Mengutip Hanafi, buku ini terlahir secara tidak sempurna. Setelah saya membaca penuh buku ini, saya bisa katakan bahwa pernyataan Hanafi benar adanya. Seandainya pihak Neosphere Digdaya Mulia memiliki lebih banyak waktu untuk memproses buku ini, Mengapa Palestina Gagal Merdeka? seharusnya bisa tampil lebih matang.
Seandainya Hanafi Wibowo dapat menulis ulang beberapa isu dalam buku ini menjadi tulisan atau sebuah buku baru, atau merevisi isi naskah buku sebelum diterbitkan, kualitas buku seharusnya akan menjadi lebih baik. Namun, kita berbicara tentang Neo Historia, sebagai media yang dikelola Neosphere Digdaya Mulia, sebuah media kesejarahan populer yang dikenal lebih mengutamakan kecepatan ketimbang akurasi.
Sepertinya, dalam kasus Mengapa Palestina Gagal Merdeka?, mereka masih bersikap kejar tayang ketimbang duduk dan memperbaiki kualitas buku ini lebih jauh.
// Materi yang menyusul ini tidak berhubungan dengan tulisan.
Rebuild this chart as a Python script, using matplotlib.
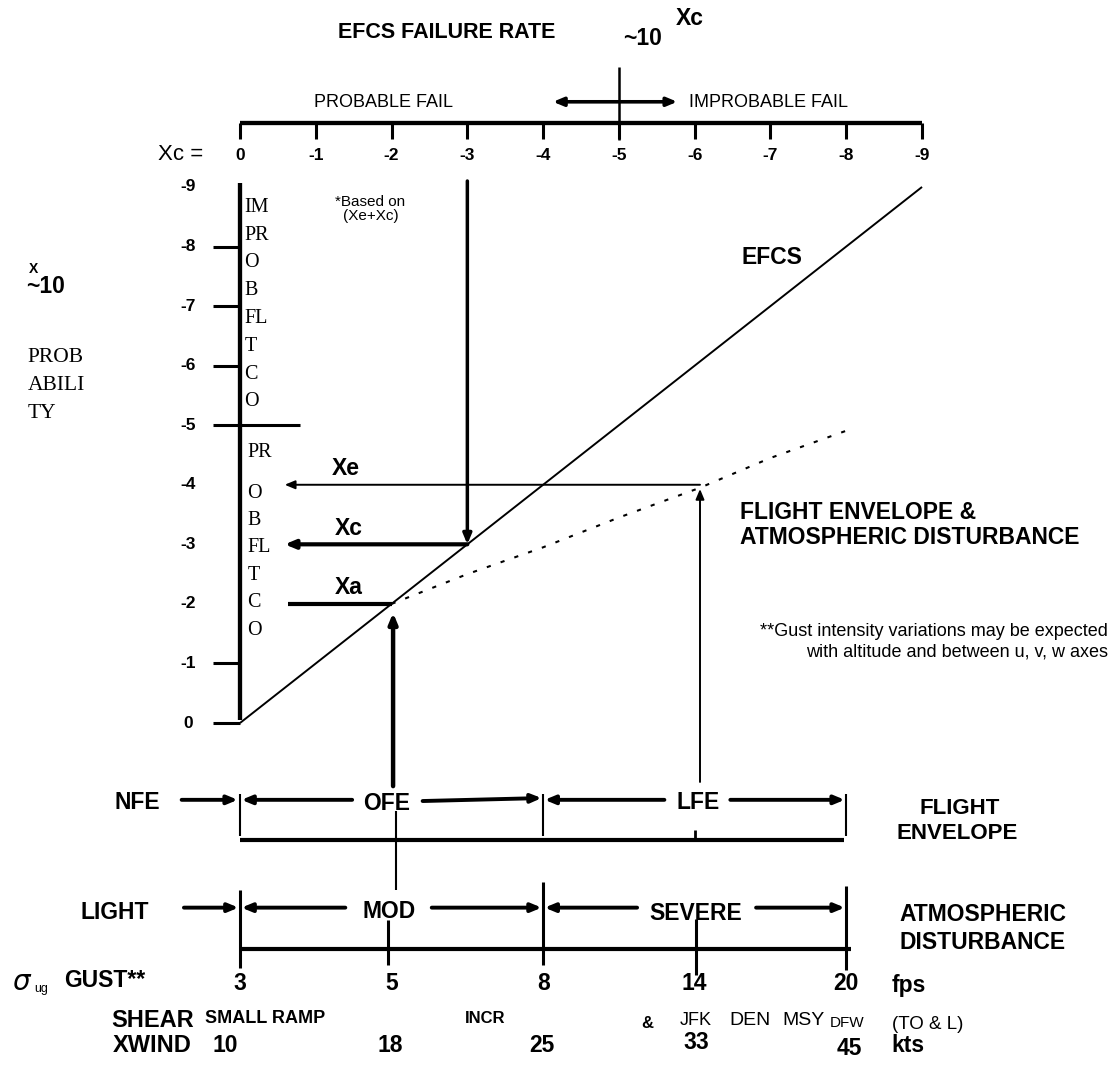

Yang penting ada produk untuk diterbitkan, mungkin dalam benak mereka.
Akhir kata, buku Mengapa Palestina Gagal Merdeka? Sebenarnya memiliki potensi untuk menjawab lebih banyak pertanyaan masyarakat Indonesia seputar penciptaan identitas negara bangsa Palestina. Tentu saja, ini baru terwujud jika buku ini mendapatkan waktu proses yang lebih lama.
Buku ini dapat dibaca bagi mereka yang tertarik dengan isu seputar Israel-Palestina, atau sekadar ingin menambah referensi tentang Palestina. Penyajian yang kronologis membuat buku ini tampil sangat menarik, jika kita mengenyampingkan semua catatan yang saya paparkan dalam tulisan ini.